2. The Civil Service Commission should depart experimentally from the selective certification system as now practiced in the appointment of hearing examiners. Instead, it should develop a system under which the number of candidates qualified for hearing examiner positions is enlarged through the use of a general register for all agencies, with additional credit for specific relevant professional experience or selective certification for those agencies which demonstrate to the Civil Service Commission’s satisfaction a current need for personnel possessing a specific background. The purpose of this experiment should be to permit meaningful comparative evaluation with the system now in effect. A report should be made to the Administrative Conference after 3 years of experience.
For the project report click here: https://www.acus.gov/report/project-report-recommendation-69-9
To aid the Civil Service Commission in effectuating the objective of this part of the recommendation, the Chairman of the Administrative Conference should appoint special committees from time to time to evaluate the standards of specific relevant professional experience proposed to the Civil Service Commission by any agency as being required for its work. Present selective certification agreements should continue until new standards have been adopted by the Civil Service Commission.
3. The Civil Service Commission should study and, if practicable, should institute an experimental intern program to supplement the direct appointment of hearing examiners from the register. Without finally deciding the issue, the Conference urges the Commission to consider anew whether successful interns should automatically be placed in hearing examiner positions.
4. The Veterans Preference Act should be amended to permit the selection of examiners for each vacancy from the top 10 available persons then appearing on the register, determined on the basis of examination and ranking without reference to veterans preference.
B. Continuing Training for Government Attorneys and Examiners
1. Agencies employing attorneys and hearing examiners should encourage their participation in programs of continuing legal education. Budgets should include adequate funds for personnel so that attorneys and examiners may be released for reasonable periods of time to accomplish added training. Agencies should take all suitable steps to assure wide knowledge of training opportunities.
2. Agencies should also explore ways in which they can support the professional training activities of the Federal Trial Examiners Conference, bar associations, foundations, the Civil Service Commission, law schools, the individual agencies with parallel legal interests, and other institutions offering appropriate training for attorneys and examiners.
3. The feasibility of short-term exchange assignments of experienced attorneys in higher grades among agencies should be considered, in order to enhance the insight and effectiveness of government lawyers by exposing them to varied aspects of legal problems with which they may deal.

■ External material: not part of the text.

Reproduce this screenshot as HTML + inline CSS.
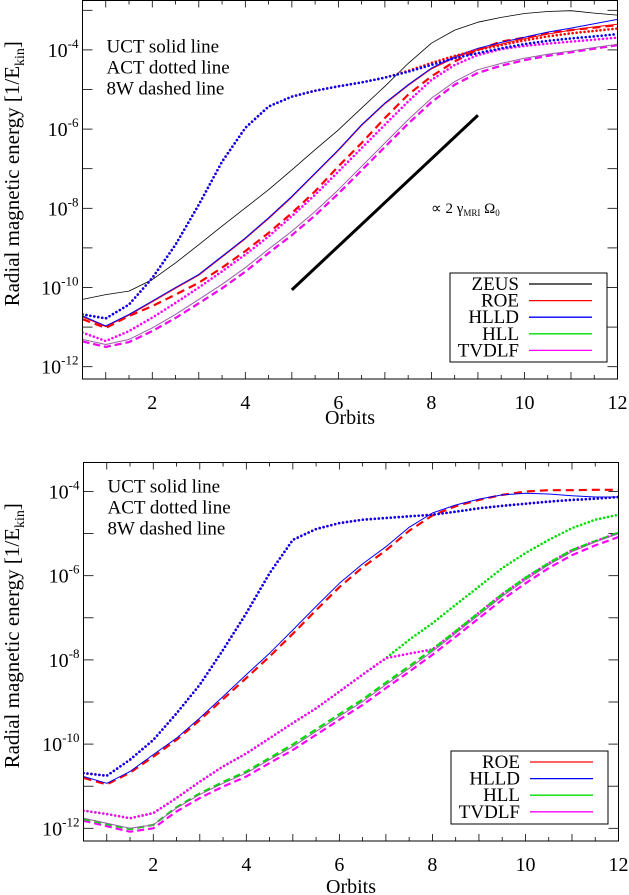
<!DOCTYPE html>
<html><head><meta charset="utf-8">
<style>
html,body{margin:0;padding:0;background:#fff;}
svg{display:block;font-family:"Liberation Serif",serif;}
</style></head>
<body>
<svg id="fig" width="629" height="895" viewBox="0 0 629 895" xmlns="http://www.w3.org/2000/svg"></svg>
<script>
// ---- data (log10 of radial magnetic energy), sampled every 0.5 orbits ----
const orbits = [0.5,1,1.5,2,2.5,3,3.5,4,4.5,5,5.5,6,6.5,7,7.5,8,8.5,9,9.5,10,10.5,11,11.5,12];
const yTickExps = [-12,-10,-8,-6,-4];
const xTickLabels = [2,4,6,8,10,12];

// top panel
const topZeus = [-10.3,-10.18,-10.09,-9.8,-9.38,-8.92,-8.45,-7.99,-7.53,-7.03,-6.52,-6.02,-5.47,-4.92,-4.34,-3.83,-3.5,-3.3,-3.18,-3.08,-3.03,-3.01,-3.07,-3.12];
const topHlldSolid = [-10.72,-10.97,-10.68,-10.34,-10.0,-9.67,-9.21,-8.75,-8.24,-7.7,-7.11,-6.52,-5.89,-5.34,-4.88,-4.46,-4.17,-3.96,-3.81,-3.68,-3.55,-3.45,-3.34,-3.23];
const topRoeSolid = [-10.74,-10.99,-10.7,-10.36,-10.02,-9.69,-9.23,-8.77,-8.26,-7.72,-7.13,-6.54,-5.91,-5.36,-4.9,-4.48,-4.2,-3.99,-3.85,-3.72,-3.6,-3.5,-3.42,-3.35];
const topRoeDashed = [-10.8,-11.02,-10.72,-10.47,-10.18,-9.88,-9.5,-9.08,-8.62,-8.12,-7.57,-6.94,-6.35,-5.72,-5.13,-4.67,-4.29,-4.0,-3.79,-3.69,-3.58,-3.5,-3.44,-3.37];
const topActBlue = [-10.68,-10.78,-10.43,-9.76,-8.92,-7.91,-6.82,-5.97,-5.43,-5.18,-5.03,-4.92,-4.82,-4.7,-4.55,-4.38,-4.21,-4.08,-3.96,-3.85,-3.77,-3.71,-3.66,-3.6];
const topActRed = [-10.68,-10.78,-10.43,-9.76,-8.92,-7.91,-6.82,-5.97,-5.43,-5.18,-5.03,-4.92,-4.82,-4.7,-4.53,-4.33,-4.15,-4.0,-3.88,-3.76,-3.66,-3.58,-3.52,-3.46];
const topActMagenta = [-11.14,-11.35,-11.1,-10.76,-10.39,-10.0,-9.59,-9.17,-8.71,-8.2,-7.66,-7.07,-6.48,-5.89,-5.3,-4.76,-4.38,-4.13,-3.98,-3.9,-3.84,-3.79,-3.74,-3.69];
const topLowSolid = [-11.31,-11.44,-11.31,-11.02,-10.68,-10.3,-9.92,-9.5,-9.03,-8.58,-8.08,-7.53,-6.94,-6.35,-5.76,-5.22,-4.8,-4.5,-4.34,-4.21,-4.11,-4.03,-3.94,-3.86];
const topLowDashed = [-11.36,-11.5,-11.38,-11.1,-10.77,-10.4,-10.02,-9.6,-9.13,-8.68,-8.18,-7.63,-7.04,-6.45,-5.86,-5.32,-4.88,-4.58,-4.4,-4.26,-4.15,-4.06,-3.97,-3.88];
const slopeLineX = [5,9];
const slopeLineY = [-10.06,-5.65];

// bottom panel
const botHlldSolid = [-10.77,-10.93,-10.65,-10.25,-9.86,-9.38,-8.87,-8.35,-7.84,-7.29,-6.73,-6.18,-5.72,-5.31,-4.85,-4.51,-4.32,-4.18,-4.08,-4.04,-4.06,-4.1,-4.13,-4.13];
const botRoeDashed = [-10.8,-10.96,-10.68,-10.3,-9.9,-9.43,-8.93,-8.43,-7.92,-7.38,-6.82,-6.27,-5.8,-5.4,-4.93,-4.57,-4.35,-4.2,-4.08,-4.0,-3.97,-3.97,-3.96,-3.96];
const botActBlue = [-10.69,-10.75,-10.37,-9.9,-9.27,-8.59,-7.76,-6.89,-5.94,-5.15,-4.89,-4.75,-4.67,-4.63,-4.59,-4.55,-4.48,-4.4,-4.34,-4.29,-4.24,-4.2,-4.17,-4.13];
const botActMagenta = [-11.58,-11.66,-11.76,-11.64,-11.28,-10.89,-10.53,-10.22,-9.86,-9.5,-9.15,-8.75,-8.35,-7.96,-7.85,-7.75,-7.32,-6.88,-6.44,-6.05,-5.7,-5.39,-5.18,-4.98];
const botActGreen = [-11.58,-11.66,-11.76,-11.64,-11.28,-10.89,-10.53,-10.22,-9.86,-9.5,-9.15,-8.75,-8.35,-7.96,-7.52,-7.13,-6.69,-6.26,-5.82,-5.46,-5.15,-4.87,-4.67,-4.55];
const botLowSolid = [-11.76,-11.88,-12.0,-11.92,-11.52,-11.2,-10.93,-10.69,-10.37,-10.06,-9.7,-9.34,-8.99,-8.59,-8.2,-7.8,-7.37,-6.93,-6.49,-6.1,-5.74,-5.43,-5.2,-5.0];
const botGreenDashed = [-11.78,-11.9,-12.02,-11.92,-11.5,-11.17,-10.9,-10.65,-10.33,-10.01,-9.65,-9.29,-8.94,-8.54,-8.15,-7.75,-7.32,-6.88,-6.44,-6.05,-5.7,-5.39,-5.18,-4.98];
const botMagentaDashed = [-11.82,-11.95,-12.08,-12.0,-11.6,-11.28,-11.01,-10.77,-10.45,-10.14,-9.78,-9.42,-9.07,-8.67,-8.28,-7.88,-7.45,-7.01,-6.57,-6.18,-5.82,-5.51,-5.28,-5.08];

const NS = "http://www.w3.org/2000/svg";
const svg = document.getElementById('fig');
function mk(tag, attrs, parent){ const e=document.createElementNS(NS,tag); for(const k in attrs) e.setAttribute(k,attrs[k]); (parent||svg).appendChild(e); return e; }

function panel(cfg){
  const g = mk('g',{});
  
  
  const L=cfg.left,R=cfg.right,T=cfg.top,B=cfg.bottom;
  const xs = v => L + (v-0.5)/(11.5)*(R-L);
  const ys = v => cfg.y0 - (v - (-12))*cfg.pxDec;
  const cid = cfg.name+'-clip';
  const defs = mk('defs',{},g); const cp = mk('clipPath',{id:cid},defs); mk('rect',{x:L,y:T,width:R-L,height:B-T},cp);
  for(let v=1; v<=12; v+=0.5){
    const x=xs(v), len = (v%1===0)?7:4;
    mk('line',{x1:x,y1:B,x2:x,y2:B-len,stroke:'#000','stroke-width':0.8},g);
    mk('line',{x1:x,y1:T,x2:x,y2:T+len,stroke:'#000','stroke-width':0.8},g);
  }
  for(let e=-13;e<=-2;e++){
    const y=ys(e); if(y<T||y>B) continue;
    mk('line',{x1:L,y1:y,x2:L+10,y2:y,stroke:'#000','stroke-width':0.8},g);
    mk('line',{x1:R,y1:y,x2:R-10,y2:y,stroke:'#000','stroke-width':0.8},g);
  }
  yTickExps.forEach(e=>{
    const t = mk('text',{x:L-4,y:ys(e)+7,'text-anchor':'end','font-size':20},g);
    
    
    t.appendChild(document.createTextNode('10'));
    const s = mk('tspan',{dy:-9,'font-size':13},t); s.textContent = String(e);
  });
  xTickLabels.forEach(v=>{
    const t = mk('text',{x:xs(v),y:B+30,'text-anchor':'middle','font-size':20},g);
    
    
    t.textContent=v;
  });
  const xt = mk('text',{x:(L+R)/2,y:cfg.xTitleY,'text-anchor':'middle','font-size':20},g);
  
  
  xt.textContent='Orbits';
  const yt = mk('text',{x:0,y:0,'text-anchor':'middle','font-size':21,transform:`translate(19,${(T+B)/2-16}) rotate(-90)`},g);
  
  
  yt.appendChild(document.createTextNode('Radial magnetic energy [1/E'));
  const sb=mk('tspan',{dy:5,'font-size':14},yt); sb.textContent='kin';
  const sc=mk('tspan',{dy:-5},yt); sc.textContent=']';
  ['UCT solid line','ACT dotted line','8W dashed line'].forEach((s,i)=>{
    const t=mk('text',{x:L+24,y:T+cfg.noteY+i*21,'font-size':19},g);
    
    
    t.textContent=s;
  });
  const sg = mk('g',{'clip-path':`url(#${cid})`,fill:'none','stroke-linejoin':'round'},g);
  cfg.series.forEach(s=>{
    const d = orbits.map((o,i)=>(i?'L':'M')+xs(o).toFixed(1)+','+ys(s.data[i]).toFixed(1)).join(' ');
    const dotted = s.dash==='dot';
    const p = mk('path',{d,stroke:s.color,'stroke-width':s.w,'stroke-dasharray':dotted?'0 4':(s.dash||'none'),'stroke-linecap':dotted?'round':'butt'},sg);
    
    
  });
  if(cfg.slope){
    const p = mk('line',{x1:xs(slopeLineX[0]),y1:ys(slopeLineY[0]),x2:xs(slopeLineX[1]),y2:ys(slopeLineY[1]),stroke:'#000','stroke-width':3},g);
    
    
    const t = mk('text',{x:431,y:213,'font-size':15},g);
    
    
    t.appendChild(document.createTextNode('\u221D 2 \u03B3'));
    const a=mk('tspan',{dy:3,'font-size':9},t); a.textContent='MRI';
    const b=mk('tspan',{dy:-3},t); b.textContent=' \u03A9';
    const c=mk('tspan',{dy:3,'font-size':9},t); c.textContent='0';
  }
  const lg = mk('g',{},g);
  
  
  const lb=cfg.legend;
  mk('rect',{x:lb.x,y:lb.y,width:lb.w,height:lb.h,fill:'#fff',stroke:'#000','stroke-width':1},lg);
  lb.items.forEach((it,i)=>{
    const y = lb.y+11+i*lb.step;
    const e = mk('g',{},lg);
    
    
    const t=mk('text',{x:lb.x+69,y:y+6,'text-anchor':'end','font-size':19},e); t.textContent=it[0];
    mk('line',{x1:lb.x+79,y1:y,x2:lb.x+142,y2:y,stroke:it[1],'stroke-width':1.3},e);
  });
  mk('rect',{x:L,y:T,width:R-L,height:B-T,fill:'none',stroke:'#000','stroke-width':1},g);
}

const RED='#ff0000', BLUE='#0000ff', GREEN='#00dd00', MAG='#ff00ff', PURP='#9a5fa8';
panel({name:'top-panel',left:82.5,right:617.5,top:0.5,bottom:379,y0:366.7,pxDec:39.6,xTitleY:424,noteY:52,slope:true,
  legend:{x:450,y:273,w:157,h:89,step:16.6,items:[['ZEUS','#000'],['ROE',RED],['HLLD',BLUE],['HLL',GREEN],['TVDLF',MAG]]},
  series:[
    {name:'zeus-solid',data:topZeus,color:'#000',w:0.8},
    {name:'tvdlf-dashed',data:topLowDashed,color:GREEN,w:2.2,dash:'7 4'},
    {name:'hll-dashed',data:topLowDashed,color:MAG,w:2.2,dash:'7 4'},
    {name:'hll-tvdlf-solid',data:topLowSolid,color:PURP,w:1},
    {name:'tvdlf-dotted',data:topActMagenta,color:MAG,w:2.6,dash:'dot'},
    {name:'roe-dashed',data:topRoeDashed,color:RED,w:2.2,dash:'8 5'},
    {name:'roe-solid',data:topRoeSolid,color:RED,w:1},
    {name:'hlld-solid',data:topHlldSolid,color:BLUE,w:1},
    {name:'roe-dotted',data:topActRed,color:RED,w:2.6,dash:'dot'},
    {name:'hlld-dotted',data:topActBlue,color:BLUE,w:2.6,dash:'dot'}
  ]});
panel({name:'bottom-panel',left:83.5,right:618.5,top:462.5,bottom:841,y0:828.3,pxDec:42.1,xTitleY:893,noteY:30,slope:false,
  legend:{x:451,y:751,w:157,h:73,step:16.6,items:[['ROE',RED],['HLLD',BLUE],['HLL',GREEN],['TVDLF',MAG]]},
  series:[
    {name:'hll-dotted',data:botActGreen,color:GREEN,w:2.6,dash:'dot'},
    {name:'tvdlf-dotted',data:botActMagenta,color:MAG,w:2.6,dash:'dot'},
    {name:'tvdlf-dashed',data:botMagentaDashed,color:MAG,w:2.2,dash:'7 4'},
    {name:'hll-dashed',data:botGreenDashed,color:GREEN,w:2.2,dash:'7 4'},
    {name:'hll-tvdlf-solid',data:botLowSolid,color:PURP,w:1},
    {name:'roe-dashed',data:botRoeDashed,color:RED,w:2.2,dash:'8 5'},
    {name:'hlld-solid',data:botHlldSolid,color:BLUE,w:1},
    {name:'roe-dotted',data:botActBlue,color:RED,w:2.6,dash:'dot'},
    {name:'hlld-dotted',data:botActBlue,color:BLUE,w:2.6,dash:'dot'}
  ]});
</script>
</body></html>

C. Creation of a Center for Continuing Legal Education in Government
1. A Center should be established in the Washington area for the continuing legal education of Government lawyers, hearing examiners, and private attorneys practicing before Government agencies. The Center should also promote coordinated programs within the Government and with specialized segments of the organized bar; stimulate and engage in the preparation of manuals, research materials, and other publications in support of such continuing legal education; and provide a mechanism for the exchange of information concerning professional problems of Government attorneys. The Center, under the direction of lawyers, should be oriented toward applied legal problems. The Civil Service Commission should make available to it the benefit of the Commission’s experience in establishing and operating Federal Executive institutes and centers. The Federal Administrative Justice Center proposed by the American Bar Association in a resolution adopted by the American Bar Association’s House of Delegates in January 1969, as an example, would serve the purpose of the present recommendation.
2. The establishment of the Center should not diminish each agency’s present responsibility to provide continuing legal education for its own lawyers through “in-house” training programs, but the Center should support and assist all agencies in maintaining these programs at a high level of effectiveness.
Citations:
38 FR. 19785 (July 23, 1973)
1 ACUS 30
Note: Recommendation 92-7 has, in part, superseded this recommendation.